Old School – What’s Old Is New Again

“New Media Kills Old Media” – Or Does It?

A few weeks ago, a radio salesperson posted a recent article on LinkedIn about debunking a number of radio myths. To summarize, the myths are:

1. “AM/FM radio has very low reach”

2. “If you want mass reach with Millennials, go with television”

3. “Audience shares to Pandora/Spotify are nearly equal to AM/FM radio”

4. “In the world of the connected car, the number one thing people do is stream online radio on their smartphones.”

5. “No one under 35 listens to AM/FM radio anymore.”

6. “Six out of 10 agencies/marketers believe radio listening is dropping.”

7. “Today’s optimal media plan: put all your money into mobile and social.”

The article debunks each of these myths with research from Nielsen, Edison Research and The Advertising Research Foundation.

The More Things Change, The More They Stay The Same

Admittedly, when I first saw the post, I only skimmed the article as I knew the perception/reality pitch from past presentations I’d seen and thought the salesperson was just regurgitating old research. However, after two more radio salespeople posted the same article and another one e-mailed it me, I figured it was updated research findings. Turns out it was, as the article sources 2018 in two places. The reason I thought the article was sourcing old research was because I used almost the exact information on radio listening in 2016 to sell Network Radio to a client. In fact, the client questioned the research, opining that it was not true as people didn’t listened to radio anymore. He added that he had not listened to radio in eight years. My response was something like, “Nielsen says otherwise.” I think I bit my tongue and didn’t also say, “You aren’t the target audience,” which I should have said because he earlier mentioned that he books EVERY restaurant reservation through Open Table. (Since the target audience for this client was mid-to-lower income, he was injecting his personal experience rather than thinking about the target market, but I digress.)

Key Points:

· In the hyper-changing media landscape, it’s interesting that radio listenership has changed so little between 2016 and 2018 that the research results are indistinguishable.

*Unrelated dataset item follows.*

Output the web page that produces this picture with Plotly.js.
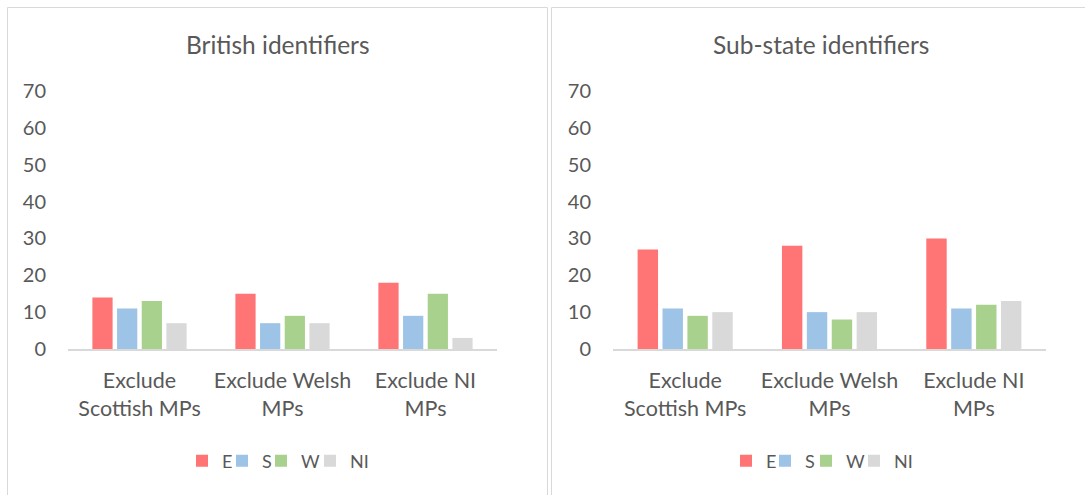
<!DOCTYPE html>
<html>
<head>
<meta charset="utf-8">
<script src="https://cdn.plot.ly/plotly-3.0.1.min.js"></script>
<style>
html,body{margin:0;padding:0;background:#fff;}
#chart{width:1085px;height:495px;}
</style>
</head>
<body>
<div id="chart"></div>
<script>
// ---- data ----
const categories = ["Exclude<br>Scottish MPs", "Exclude Welsh<br>MPs", "Exclude NI<br>MPs"];
const seriesNames = ["E", "S", "W", "NI"];
const britishE  = [14, 15, 18];
const britishS  = [11, 7, 9];
const britishW  = [13, 9, 15];
const britishNI = [7, 7, 3];
const subStateE  = [27, 28, 30];
const subStateS  = [11, 10, 11];
const subStateW  = [9, 8, 12];
const subStateNI = [10, 10, 13];
const yTicks = [0, 10, 20, 30, 40, 50, 60, 70];
const panelTitles = ["British identifiers", "Sub-state identifiers"];

// ---- styling ----
const colors = ["#FF7575", "#9DC3E6", "#A9D18E", "#D9D9D9"];
const FONT = "Lato, 'Open Sans', sans-serif";
const TXT = "#595959";
const W = 1085, H = 495;
const px = x => x / W;
const py = y => 1 - y / H;

const leftVals = [britishE, britishS, britishW, britishNI];
const rightVals = [subStateE, subStateS, subStateW, subStateNI];
// legend positions (px) per panel
const legLeftX = [182, 222, 261, 310];
const legRightX = [726, 765, 806, 854];

const legName = k => (k === 1 ? "legend" : "legend" + k);

const traces = [];
leftVals.forEach((v, i) => traces.push({
  type: "bar", x: categories, y: v, name: seriesNames[i],
  marker: {color: colors[i], line: {width: 0}},
  xaxis: "x", yaxis: "y", legend: legName(i + 1), hoverinfo: "y"
}));
rightVals.forEach((v, i) => traces.push({
  type: "bar", x: categories, y: v, name: seriesNames[i],
  marker: {color: colors[i], line: {width: 0}},
  xaxis: "x2", yaxis: "y2", legend: legName(i + 5), hoverinfo: "y"
}));

const yDomain = [py(349), py(91)];
const xAxisBase = {
  type: "category", showgrid: false, zeroline: false,
  showline: true, linecolor: "#D9D9D9", linewidth: 1.5,
  ticks: "", tickfont: {family: FONT, size: 21.5, color: TXT},
  ticklabelstandoff: 12, fixedrange: true
};
const yAxisBase = {
  range: [0, 70], tickvals: yTicks, showgrid: false, zeroline: false,
  showline: false, ticks: "", tickfont: {family: FONT, size: 20, color: TXT},
  ticklabelstandoff: 21, domain: yDomain, fixedrange: true
};
const legendBase = {
  orientation: "h", xanchor: "left", yanchor: "middle", y: py(461),
  font: {family: FONT, size: 18, color: TXT}, itemwidth: 30,
  bgcolor: "rgba(0,0,0,0)", borderwidth: 0
};

const layout = {
  width: W, height: H,
  margin: {l: 0, r: 0, t: 0, b: 0},
  paper_bgcolor: "#fff", plot_bgcolor: "#fff",
  barmode: "group", bargap: 0.31, bargroupgap: 0.18,
  showlegend: true,
  xaxis: Object.assign({}, xAxisBase, {domain: [px(68), px(497)], anchor: "y"}),
  yaxis: Object.assign({}, yAxisBase, {anchor: "x"}),
  xaxis2: Object.assign({}, xAxisBase, {domain: [px(613), px(1046)], anchor: "y2"}),
  yaxis2: Object.assign({}, yAxisBase, {anchor: "x2"}),
  shapes: [
    {type: "rect", xref: "paper", yref: "paper", x0: px(7.5), x1: px(547.5), y0: py(500), y1: py(7.5),
     line: {color: "#D9D9D9", width: 1}},
    {type: "rect", xref: "paper", yref: "paper", x0: px(551.5), x1: px(1095), y0: py(500), y1: py(7.5),
     line: {color: "#D9D9D9", width: 1}}
  ],
  annotations: [
    {text: panelTitles[0], xref: "paper", yref: "paper", x: px(277.5), y: py(44),
     xanchor: "center", yanchor: "middle", showarrow: false,
     font: {family: FONT, size: 24.5, color: TXT}},
    {text: panelTitles[1], xref: "paper", yref: "paper", x: px(821), y: py(44),
     xanchor: "center", yanchor: "middle", showarrow: false,
     font: {family: FONT, size: 24.5, color: TXT}}
  ]
};
legLeftX.forEach((x, i) => { layout[legName(i + 1)] = Object.assign({}, legendBase, {x: px(x)}); });
legRightX.forEach((x, i) => { layout[legName(i + 5)] = Object.assign({}, legendBase, {x: px(x)}); });

Plotly.newPlot("chart", traces, layout, {displayModeBar: false, staticPlot: true});
</script>
</body>
</html>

· Despite the strong evidence to the contrary, there still are a number of myths in the marketplace about radio listenership (and other media habits).

Perception and Reality

Given this gap between perception and reality among agencies and marketers, I can empathize with radio salespeople. However, there’s nothing better to fight incorrect perceptions than cold, hard facts…maybe that’s a subject for a future blog.